Book Club Friday: A Place of Yes

Its Friday! I'm linking up today for book club Friday, and I am so excited to share this book. I think Bethenny is witty and charming and so driven, all qualities I wish I possessed!
I love Bethenny Frankel and her book "A Place of Yes" made me love her even more. I (not so secretly anymore) am religious about watching "Bethenny Ever After" and have been following Bethenny's journey since the original Real Housewives days. Which by the way, has anyone watched RHONY lately? I just caught a more recent episode on tv the other day and... what in the world? First there was a woman whose lips were practically swollen shut with injections, another was toting around her fake legs to get pedicured and little miss Ramona was all the while bitching it up with her 'Ramona' brand pino grigo. 
I am so over it.
Bethenny's book tells the story of her life and gives little lessons and smart thoughts that she has learned throughout. This woman has been through a lot, and is very relatable in that aspect. Her life began at the racetrack with her thin obsessed mother and horse training father. From there Bethenny details the things that created what she calls "noise" in her life and actions. From beginning to drink and go clubbing at 13 to being a "serial monogamist" (as she calls it) later in life. Things, in her mind, told her that she needed a man with loads of money, that she would never have a baby, and that she would never be loved. 
We all have some form of noise in our heads.
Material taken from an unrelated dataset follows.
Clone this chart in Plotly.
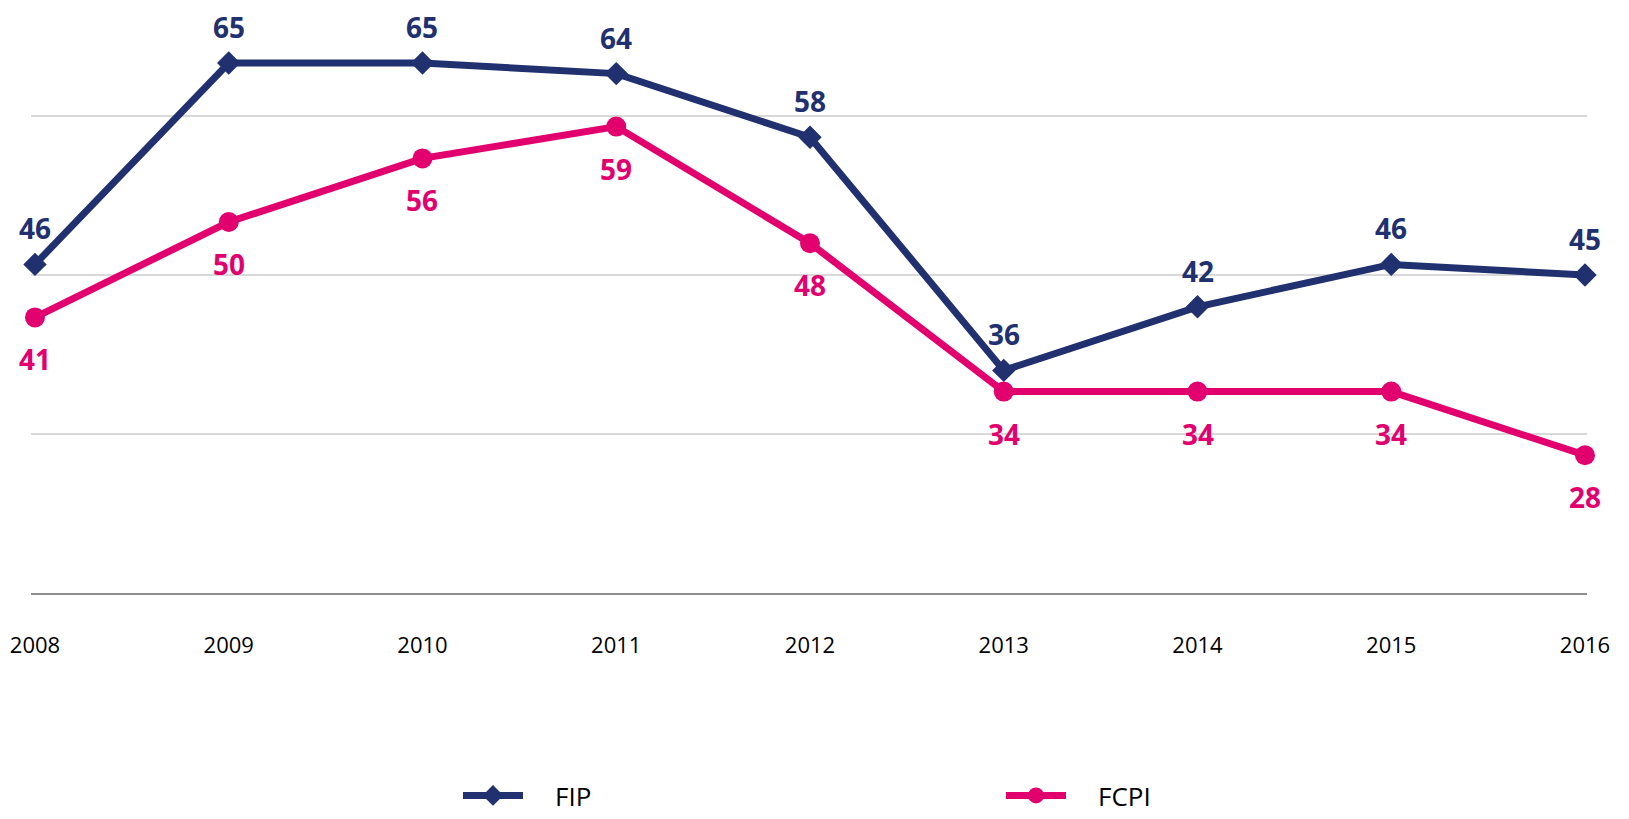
import plotly.graph_objects as go

years = ["2008", "2009", "2010", "2011", "2012", "2013", "2014", "2015", "2016"]
fip = [46, 65, 65, 64, 58, 36, 42, 46, 45]
fcpi = [41, 50, 56, 59, 48, 34, 34, 34, 28]
series_names = ["FIP", "FCPI"]

NAVY = "#21306F"
PINK = "#E2006F"
xs = list(range(len(years)))
PAD = "\u00a0" * 4

fig = go.Figure()
fig.add_trace(go.Scatter(
    x=xs, y=fip, name=PAD + series_names[0], mode="lines+markers",
    line=dict(color=NAVY, width=7),
    marker=dict(symbol="diamond", size=18, color=NAVY),
    cliponaxis=False,
))
fig.add_trace(go.Scatter(
    x=xs, y=fcpi, name=PAD + series_names[1], mode="lines+markers",
    line=dict(color=PINK, width=7),
    marker=dict(symbol="circle", size=20, color=PINK),
    cliponaxis=False,
))

annotations = []
for x, v in zip(xs, fip):
    annotations.append(dict(x=x, y=v, text=str(v), showarrow=False, yshift=36,
                            yanchor="middle", xanchor="center", borderpad=0,
                            font=dict(family="Open Sans", size=28, color=NAVY, weight="bold")))
for x, v in zip(xs, fcpi):
    annotations.append(dict(x=x, y=v, text=str(v), showarrow=False, yshift=-42,
                            yanchor="middle", xanchor="center", borderpad=0,
                            font=dict(family="Open Sans", size=28, color=PINK, weight="bold")))

fig.update_layout(
    width=1621, height=811,
    margin=dict(l=23, r=42, t=2, b=226),
    paper_bgcolor="white", plot_bgcolor="white",
    annotations=annotations,
    showlegend=True,
    legend=dict(orientation="h", xref="container", yref="container",
                x=0.2776, y=-0.005, xanchor="left", yanchor="bottom",
                entrywidth=468, entrywidthmode="pixels", itemwidth=60,
                font=dict(family="Open Sans", size=26, color="#000000")),
    xaxis=dict(range=[-0.0206, 8.0103], tickmode="array", tickvals=xs, ticktext=years,
               showgrid=False, zeroline=False, showline=True, linecolor="#8c8c8c", linewidth=2,
               ticks="", ticklabelstandoff=32,
               tickfont=dict(family="Open Sans", size=22, color="#000000")),
    yaxis=dict(range=[15, 70], tick0=0, dtick=15, showticklabels=False,
               showgrid=True, gridcolor="#d9d9d9", gridwidth=2, zeroline=False, showline=False),
)

fig.write_html("out.html")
It is about overcoming those negative thoughts, and learning to say yes in their place. I was in awe reading stories of all the things that Bethenny has done in her life. I had no idea she held a short lived pashmina business (correctly named Princess Pashmina), that she was a largely successful party planner nor that she had a short career as a baker for her company 'BethennyBakes." WOW. I kept wishing that I was as resilient as her, as willing to try and so unafraid to fail. As I turned the last page I vowed to start really living my life. I wait around worrying and hoping for so much; I can't wait to get married, to have kids, to be a nurse, but what am I doing today to live? To love? What am I doing to make myself happy in the present tense? We all need to find our place of yes, and teach it to override the noise that so often is so much louder than the positivity. And in someway, Bethenny's book can help to teach those ways and remind us that we are not alone in anything in our lives - someone has been through it, someone gets it.